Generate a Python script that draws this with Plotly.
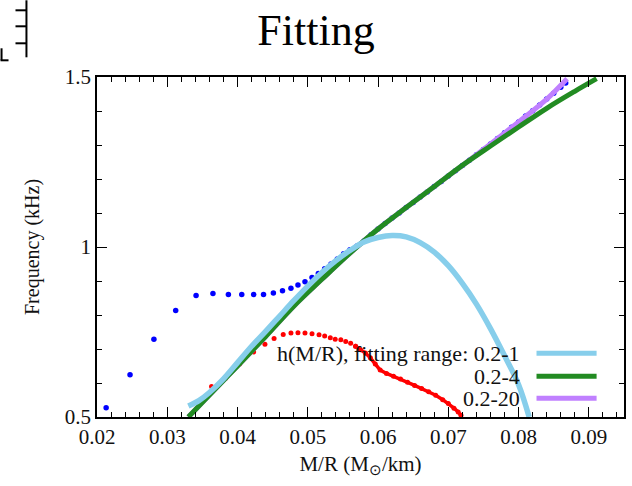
import plotly.graph_objects as go

# ---------------- data ----------------
blue_x = [0.0213, 0.0247, 0.0281, 0.0312, 0.0341, 0.0365, 0.0387, 0.0406, 0.0423, 0.0437,
          0.0451, 0.0464, 0.0476, 0.0486, 0.0496, 0.0506, 0.0515, 0.0524, 0.0533, 0.0542,
          0.0551, 0.0560, 0.0570, 0.0580, 0.0590, 0.0600, 0.0610, 0.0620, 0.0630, 0.0640,
          0.0650, 0.0660, 0.0670, 0.0680, 0.0690, 0.0700, 0.0710, 0.0720, 0.0730, 0.0740,
          0.0750, 0.0760, 0.0770, 0.0780, 0.0790, 0.0800, 0.0810, 0.0820, 0.0830, 0.0840,
          0.0850, 0.0860, 0.0867]
blue_y = [0.527, 0.624, 0.729, 0.813, 0.857, 0.863, 0.860, 0.860, 0.860, 0.860,
          0.865, 0.871, 0.879, 0.888, 0.898, 0.910, 0.922, 0.936, 0.950, 0.965,
          0.980, 0.992, 1.003, 1.018, 1.036, 1.053, 1.069, 1.085, 1.100, 1.116,
          1.131, 1.147, 1.162, 1.178, 1.193, 1.209, 1.224, 1.240, 1.255, 1.271,
          1.287, 1.303, 1.319, 1.336, 1.352, 1.368, 1.385, 1.401, 1.418, 1.435,
          1.452, 1.470, 1.482]

# sparse part of the red series (separate dots)
red_dot_x = [0.0363, 0.0383, 0.0403, 0.0423, 0.0439, 0.0452, 0.0465, 0.0476, 0.0486,
             0.0496, 0.0506, 0.0516, 0.0524, 0.0532, 0.0539, 0.0547, 0.0554, 0.0561, 0.0568]
red_dot_y = [0.590, 0.614, 0.656, 0.691, 0.714, 0.731, 0.743, 0.747, 0.748,
             0.747, 0.745, 0.742, 0.738, 0.733, 0.729, 0.727, 0.722, 0.717, 0.708]
# dense part of the red series (dots merge into a line)
red_dense_x = [0.0568, 0.0575, 0.0582, 0.0589, 0.0596, 0.0603, 0.0612, 0.0622, 0.0632, 0.0642,
               0.0652, 0.0662, 0.0672, 0.0682, 0.0692, 0.0700, 0.0708, 0.0714, 0.0718]
red_dense_y = [0.708, 0.698, 0.688, 0.674, 0.656, 0.638, 0.628, 0.620, 0.612, 0.602,
               0.593, 0.584, 0.574, 0.564, 0.551, 0.540, 0.526, 0.515, 0.505]

fit1_x = [0.0330, 0.0345, 0.0360, 0.0380, 0.0400, 0.0420, 0.0440, 0.0460, 0.0480, 0.0500,
          0.0520, 0.0540, 0.0560, 0.0580, 0.0600, 0.0620, 0.0640, 0.0660, 0.0680, 0.0700,
          0.0720, 0.0740, 0.0760, 0.0780, 0.0800, 0.0815]
fit1_y = [0.532, 0.548, 0.572, 0.612, 0.660, 0.708, 0.752, 0.797, 0.842, 0.885,
          0.925, 0.960, 0.990, 1.015, 1.028, 1.034, 1.030, 1.013, 0.985, 0.945,
          0.893, 0.832, 0.760, 0.680, 0.595, 0.500]

fit4_x = [0.0330, 0.0360, 0.0400, 0.0440, 0.0480, 0.0520, 0.0560, 0.0600, 0.0640, 0.0680,
          0.0720, 0.0760, 0.0800, 0.0840, 0.0880, 0.0911]
fit4_y = [0.500, 0.565, 0.650, 0.737, 0.826, 0.905, 0.982, 1.053, 1.116, 1.178,
          1.240, 1.297, 1.353, 1.408, 1.458, 1.495]

fit20_x = [0.0330, 0.0360, 0.0400, 0.0440, 0.0480, 0.0520, 0.0560, 0.0600, 0.0640, 0.0680,
           0.0720, 0.0760, 0.0800, 0.0840, 0.0869]
fit20_y = [0.500, 0.565, 0.650, 0.737, 0.826, 0.905, 0.982, 1.053, 1.116, 1.178,
           1.240, 1.303, 1.368, 1.435, 1.495]

legend_labels = ["h(M/R), fitting range: 0.2-1", "0.2-4", "0.2-20"]
colors = {"blue": "#0000ff", "red": "#ff0000", "fit1": "#87ceeb",
          "fit4": "#228b22", "fit20": "#c080ff"}

FONT = "Liberation Serif, Times New Roman, serif"

fig = go.Figure()
fig.add_trace(go.Scatter(x=blue_x, y=blue_y, mode="markers",
                         marker=dict(color=colors["blue"], size=5.5), showlegend=False))
fig.add_trace(go.Scatter(x=red_dot_x, y=red_dot_y, mode="markers",
                         marker=dict(color=colors["red"], size=5), showlegend=False))
fig.add_trace(go.Scatter(x=red_dense_x, y=red_dense_y, mode="lines+markers",
                         line=dict(color=colors["red"], width=3.5),
                         marker=dict(color=colors["red"], size=5), showlegend=False))
fig.add_trace(go.Scatter(x=fit20_x, y=fit20_y, mode="lines", line=dict(color=colors["fit20"], width=5, shape="spline"),
                         showlegend=False))
fig.add_trace(go.Scatter(x=fit4_x, y=fit4_y, mode="lines", line=dict(color=colors["fit4"], width=5, shape="spline"),
                         showlegend=False))
fig.add_trace(go.Scatter(x=fit1_x, y=fit1_y, mode="lines", line=dict(color=colors["fit1"], width=5.5, shape="spline"),
                         showlegend=False))

# gnuplot-style legend: text right-aligned, sample line on the right
leg_rows = [0.1874, 0.1197, 0.055]
leg_cols = [colors["fit1"], colors["fit4"], colors["fit20"]]
shapes = []
annotations = []
for lab, yy, c in zip(legend_labels, leg_rows, leg_cols):
    annotations.append(dict(x=0.806, y=yy, xref="paper", yref="paper", text=lab, showarrow=False,
                            xanchor="right", yanchor="middle", font=dict(family=FONT, size=22, color="#111")))
    shapes.append(dict(type="line", xref="paper", yref="paper", x0=0.834, x1=0.948, y0=yy, y1=yy,
                       line=dict(color=c, width=5)))

# fragment of a neighbouring panel at the top-left corner
def px2paper(px, py):
    return (px - 96.8) / 528.9, (416.7 - py) / 340.0

frag = [((26, 0), (26, 57)), ((15, 10), (26, 10)), ((15, 26), (26, 26)), ((15, 43), (26, 43)),
        ((1, 48), (1, 60)), ((0, 60), (8, 60))]
for (a, b) in frag:
    x0, y0 = px2paper(*a)
    x1, y1 = px2paper(*b)
    shapes.append(dict(type="line", xref="paper", yref="paper", x0=x0, y0=y0, x1=x1, y1=y1,
                       line=dict(color="black", width=2)))

axis_common = dict(showgrid=False, zeroline=False, showline=True, linecolor="black", linewidth=1.5,
                   mirror="allticks", ticks="inside", ticklen=10, tickwidth=1.2, tickcolor="black",
                   tickfont=dict(family=FONT, size=21, color="#111"))

fig.update_layout(
    width=632, height=486,
    margin=dict(l=97, r=6, t=77, b=69),
    paper_bgcolor="white", plot_bgcolor="white",
    title=dict(text="Fitting", x=0.5, xanchor="center", y=0.94, yanchor="middle",
               font=dict(family=FONT, size=44, color="black")),
    xaxis=dict(range=[0.02, 0.095], tickmode="array",
               tickvals=[0.02, 0.03, 0.04, 0.05, 0.06, 0.07, 0.08, 0.09],
               ticktext=["0.02", "0.03", "0.04", "0.05", "0.06", "0.07", "0.08", "0.09"],
               minor=dict(ticks="inside", ticklen=5, tickwidth=1, tickcolor="black", dtick=0.002, tick0=0.02),
               title=dict(text="M/R (M<sub>⊙</sub>/km)", font=dict(family=FONT, size=21, color="#111"), standoff=8),
               **axis_common),
    yaxis=dict(range=[0.5, 1.5], tickmode="array", tickvals=[0.5, 1.0, 1.5], ticktext=["0.5", "1", "1.5"],
               minor=dict(ticks="inside", ticklen=5, tickwidth=1, tickcolor="black", dtick=0.1, tick0=0.5),
               title=dict(text="Frequency (kHz)", font=dict(family=FONT, size=20, color="#111"), standoff=20),
               **axis_common),
    shapes=shapes,
    annotations=annotations,
)

fig.write_html("out.html")
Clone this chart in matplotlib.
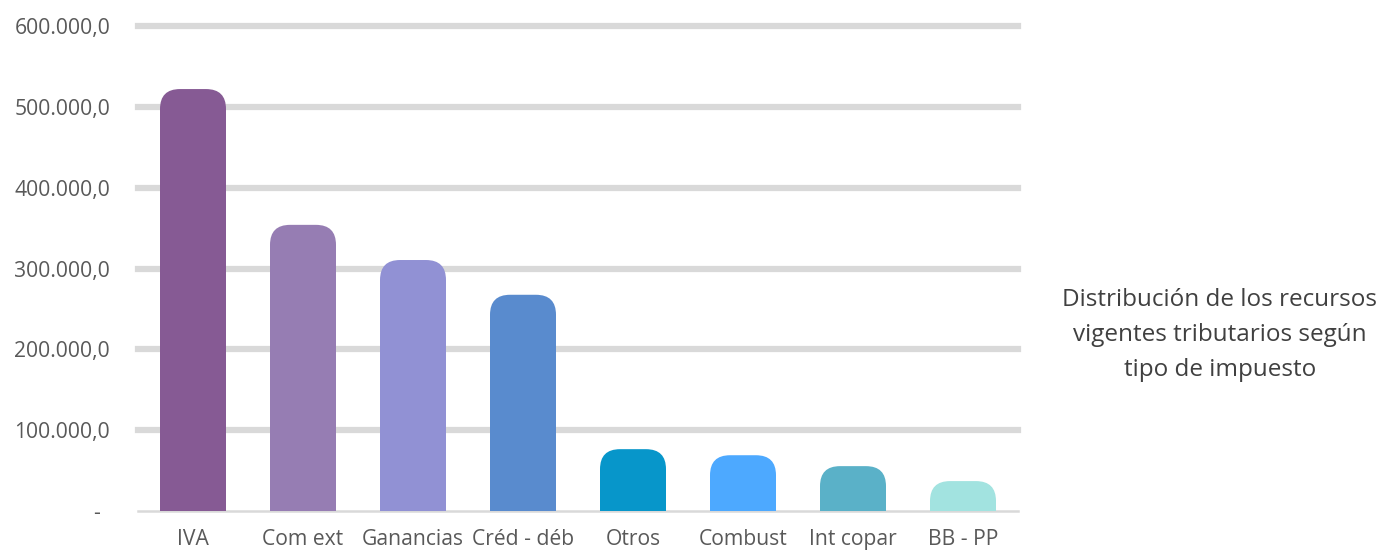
import matplotlib
matplotlib.use("Agg")
import matplotlib.pyplot as plt
from matplotlib.patches import FancyBboxPatch
import numpy as np

# data
categories = ["IVA", "Com ext", "Ganancias", "Créd - déb", "Otros",
              "Combust", "Int copar", "BB - PP"]
values = [522000, 354000, 310500, 267500, 76500, 69000, 55500, 37000]
colors = ["#865A94", "#967DB3", "#9191D4", "#598BCE",
          "#0796CA", "#4DA9FF", "#5AB1C8", "#A2E3E0"]
yticks = [0, 100000, 200000, 300000, 400000, 500000, 600000]
ytick_labels = ["-", "100.000,0", "200.000,0", "300.000,0",
                "400.000,0", "500.000,0", "600.000,0"]
title = "Distribución de los recursos\nvigentes tributarios según\ntipo de impuesto"

plt.rcParams['font.family'] = ['Open Sans', 'DejaVu Sans']

fig = plt.figure(figsize=(13.85, 5.51), dpi=100)
ax = fig.add_axes([138 / 1385, 1 - 511 / 551, 880 / 1385, 485 / 551])

ax.set_xlim(-0.5, len(categories) - 0.5)
ax.set_ylim(0, 600000)

# gridlines
ax.set_yticks(yticks)
ax.set_yticklabels(ytick_labels)
ax.yaxis.grid(True, color='#D9D9D9', linewidth=4.5, zorder=0)
ax.yaxis.get_gridlines()[0].set_linewidth(1.8)
for gl in ax.yaxis.get_gridlines():
    gl.set_clip_on(False)
ax.set_axisbelow(True)

for s in ['top', 'bottom', 'left', 'right']:
    ax.spines[s].set_visible(False)
ax.tick_params(axis='both', length=0, labelsize=15.2, colors='#595959')
ax.tick_params(axis='y', pad=20)
ax.tick_params(axis='x', pad=13)
ax.set_xticks(range(len(categories)))
ax.set_xticklabels(categories)
# the "-" label sits a bit further left in the original
ax.get_yticklabels()[0].set_x(-0.012)

# rounded-top bars: round box extending below zero, clipped by the axes
fig.canvas.draw()
bbox = ax.get_window_extent()
x_per_px = (len(categories)) / bbox.width
y_per_px = 600000 / bbox.height
aspect = y_per_px / x_per_px
radius_px = 20
width = 0.6
for i, (v, c) in enumerate(zip(values, colors)):
    extra = radius_px * 2 * y_per_px
    box = FancyBboxPatch((i - width / 2, -extra), width, v + extra,
                         boxstyle="round,pad=0,rounding_size=%f" % (radius_px * x_per_px),
                         mutation_aspect=aspect,
                         facecolor=c, edgecolor='none', zorder=2)
    ax.add_patch(box)

fig.text(1220 / 1385, 1 - 335 / 551, title, ha='center', va='center',
         fontsize=17.5, color='#404040', linespacing=1.62)

fig.savefig("out.png", dpi=100)
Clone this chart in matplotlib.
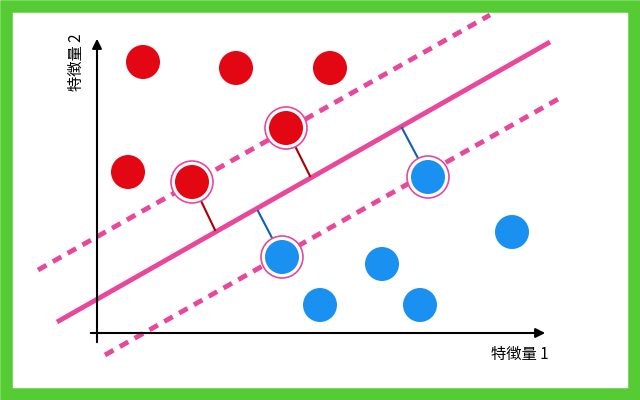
import matplotlib.pyplot as plt
from matplotlib.patches import Circle, Rectangle

plt.rcParams['font.family'] = ['Noto Sans CJK JP', 'DejaVu Sans']

# points in picture pixel coordinates (x right, y down)
red_x = [143, 236, 330, 128, 192, 286]
red_y = [62, 68, 68, 172, 182, 128]
blue_x = [282, 428, 382, 320, 420, 512]
blue_y = [257, 177, 264, 305, 305, 232]
support_red = [4, 5]
support_blue = [0, 1]
# foot points of the distance segments on the boundary
foot_red = [(215, 230), (310, 176)]
foot_blue = [(258, 211), (402, 128)]

main_line = [(57, 322), (550, 42)]
upper_line = [(38, 270), (490, 15)]
lower_line = [(105, 355), (560, 98)]

fig = plt.figure(figsize=(6.4, 4), dpi=100)
ax = fig.add_axes([0, 0, 1, 1])
ax.set_xlim(0, 640)
ax.set_ylim(400, 0)
ax.axis('off')

ax.add_patch(Rectangle((6, 6), 628, 388, fill=False, ec='#55cc33', lw=9))

pink = '#e8479a'
ax.plot(*zip(*main_line), color=pink, lw=3.5, solid_capstyle='butt')
ax.plot(*zip(*upper_line), color=pink, lw=3.5, ls=(0, (2, 1.5)))
ax.plot(*zip(*lower_line), color=pink, lw=3.5, ls=(0, (2, 1.5)))

# axes arrows
ax.annotate('', xy=(97, 36), xytext=(97, 345),
            arrowprops=dict(arrowstyle='-|>', color='black', lw=1.5, mutation_scale=14))
ax.annotate('', xy=(548, 333), xytext=(88, 333),
            arrowprops=dict(arrowstyle='-|>', color='black', lw=1.5, mutation_scale=14))
ax.text(76, 62, '特徴量 2', rotation=90, ha='center', va='center', fontsize=11)
ax.text(520, 354, '特徴量 1', ha='center', va='center', fontsize=11)

for i, f in zip(support_red, foot_red):
    ax.plot([red_x[i], f[0]], [red_y[i], f[1]], color='#aa0000', lw=1.5, zorder=2)
for i, f in zip(support_blue, foot_blue):
    ax.plot([blue_x[i], f[0]], [blue_y[i], f[1]], color='#1060b0', lw=1.5, zorder=2)

for xs, ys, col, sup in [(red_x, red_y, '#e30613', support_red),
                         (blue_x, blue_y, '#1a90f0', support_blue)]:
    for j, (x, y) in enumerate(zip(xs, ys)):
        if j in sup:
            ax.add_patch(Circle((x, y), 21, fc='white', ec=pink, lw=1.2, zorder=3))
        ax.add_patch(Circle((x, y), 17, fc=col, ec='none', zorder=4))

fig.savefig('out.png', dpi=100)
☆ ☆ ☆ ☆
== What is needed ==
Take each line containing the string "matplotlib" and copy it out.

== Result for this exercise ==
Clone this chart in matplotlib.
import matplotlib
matplotlib.use("Agg")
import matplotlib.pyplot as plt
from matplotlib.patches import FancyBboxPatch
Clone this chart in matplotlib.
import matplotlib.pyplot as plt
from matplotlib.patches import Circle, Rectangle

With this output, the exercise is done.